** start DATASET CONTENT **

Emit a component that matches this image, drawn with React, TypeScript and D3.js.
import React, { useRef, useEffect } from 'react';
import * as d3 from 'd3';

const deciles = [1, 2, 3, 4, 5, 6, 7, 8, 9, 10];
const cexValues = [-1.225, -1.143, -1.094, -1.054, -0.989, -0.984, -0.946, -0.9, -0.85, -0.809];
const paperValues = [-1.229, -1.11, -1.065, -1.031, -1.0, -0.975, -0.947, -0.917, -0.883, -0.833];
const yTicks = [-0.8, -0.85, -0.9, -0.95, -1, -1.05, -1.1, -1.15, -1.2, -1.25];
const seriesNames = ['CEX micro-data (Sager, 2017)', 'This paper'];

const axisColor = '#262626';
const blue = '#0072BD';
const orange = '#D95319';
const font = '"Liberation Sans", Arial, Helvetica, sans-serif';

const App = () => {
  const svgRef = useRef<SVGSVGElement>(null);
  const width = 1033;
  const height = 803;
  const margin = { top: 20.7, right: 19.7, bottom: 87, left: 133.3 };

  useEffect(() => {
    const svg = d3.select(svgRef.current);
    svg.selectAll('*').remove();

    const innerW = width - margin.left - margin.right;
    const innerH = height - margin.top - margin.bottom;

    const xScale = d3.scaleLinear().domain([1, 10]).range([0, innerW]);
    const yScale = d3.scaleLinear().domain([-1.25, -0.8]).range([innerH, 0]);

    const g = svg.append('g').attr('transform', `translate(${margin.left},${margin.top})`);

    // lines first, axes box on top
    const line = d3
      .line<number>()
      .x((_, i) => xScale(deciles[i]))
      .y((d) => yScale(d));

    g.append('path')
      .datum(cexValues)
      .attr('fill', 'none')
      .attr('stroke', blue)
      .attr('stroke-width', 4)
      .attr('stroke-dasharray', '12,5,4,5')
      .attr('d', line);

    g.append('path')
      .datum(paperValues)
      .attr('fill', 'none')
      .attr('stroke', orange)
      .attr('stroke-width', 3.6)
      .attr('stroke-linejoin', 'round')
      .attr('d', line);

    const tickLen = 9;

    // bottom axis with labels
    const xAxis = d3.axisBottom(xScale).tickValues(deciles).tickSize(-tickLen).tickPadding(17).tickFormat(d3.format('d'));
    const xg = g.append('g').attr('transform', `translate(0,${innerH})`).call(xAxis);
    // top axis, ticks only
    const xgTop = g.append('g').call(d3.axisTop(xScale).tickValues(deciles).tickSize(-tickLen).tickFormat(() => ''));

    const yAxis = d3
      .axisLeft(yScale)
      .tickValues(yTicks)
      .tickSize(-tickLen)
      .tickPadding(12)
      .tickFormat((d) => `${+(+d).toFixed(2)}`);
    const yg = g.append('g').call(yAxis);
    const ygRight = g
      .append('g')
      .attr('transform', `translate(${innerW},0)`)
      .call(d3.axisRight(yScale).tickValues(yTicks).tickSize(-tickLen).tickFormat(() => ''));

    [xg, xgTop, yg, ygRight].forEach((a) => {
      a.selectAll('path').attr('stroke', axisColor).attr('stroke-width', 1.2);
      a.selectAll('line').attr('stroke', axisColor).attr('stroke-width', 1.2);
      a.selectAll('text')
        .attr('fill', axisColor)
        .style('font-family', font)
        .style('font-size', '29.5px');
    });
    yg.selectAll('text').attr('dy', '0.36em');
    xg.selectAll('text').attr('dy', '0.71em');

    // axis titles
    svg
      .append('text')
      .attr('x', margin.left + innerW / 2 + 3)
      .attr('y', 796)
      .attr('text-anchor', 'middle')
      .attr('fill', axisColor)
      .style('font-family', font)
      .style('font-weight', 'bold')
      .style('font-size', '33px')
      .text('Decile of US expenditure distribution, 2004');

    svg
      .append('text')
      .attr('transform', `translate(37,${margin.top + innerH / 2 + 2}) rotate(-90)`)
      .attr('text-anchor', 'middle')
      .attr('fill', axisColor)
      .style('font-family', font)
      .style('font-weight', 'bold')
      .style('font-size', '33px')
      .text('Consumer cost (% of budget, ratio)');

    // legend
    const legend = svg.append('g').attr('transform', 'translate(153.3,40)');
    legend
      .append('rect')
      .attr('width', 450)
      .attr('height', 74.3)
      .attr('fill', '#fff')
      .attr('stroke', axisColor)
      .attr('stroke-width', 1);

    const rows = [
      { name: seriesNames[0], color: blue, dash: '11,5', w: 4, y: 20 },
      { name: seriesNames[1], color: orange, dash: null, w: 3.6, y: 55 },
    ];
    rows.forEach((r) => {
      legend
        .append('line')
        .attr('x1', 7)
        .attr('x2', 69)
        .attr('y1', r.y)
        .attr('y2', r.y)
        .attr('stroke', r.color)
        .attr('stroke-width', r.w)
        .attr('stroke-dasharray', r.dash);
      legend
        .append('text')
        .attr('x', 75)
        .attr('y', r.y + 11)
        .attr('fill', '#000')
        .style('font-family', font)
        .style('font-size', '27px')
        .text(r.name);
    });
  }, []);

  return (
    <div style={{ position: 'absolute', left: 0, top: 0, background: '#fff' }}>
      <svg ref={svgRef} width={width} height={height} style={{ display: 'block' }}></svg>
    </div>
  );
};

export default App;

** end DATASET CONTENT **

WHAT THE TASK ASKS: Pull out all lines in the data above that include "React".

THE COMPLETED TASK:
Emit a component that matches this image, drawn with React, TypeScript and D3.js.
import React, { useRef, useEffect } from 'react';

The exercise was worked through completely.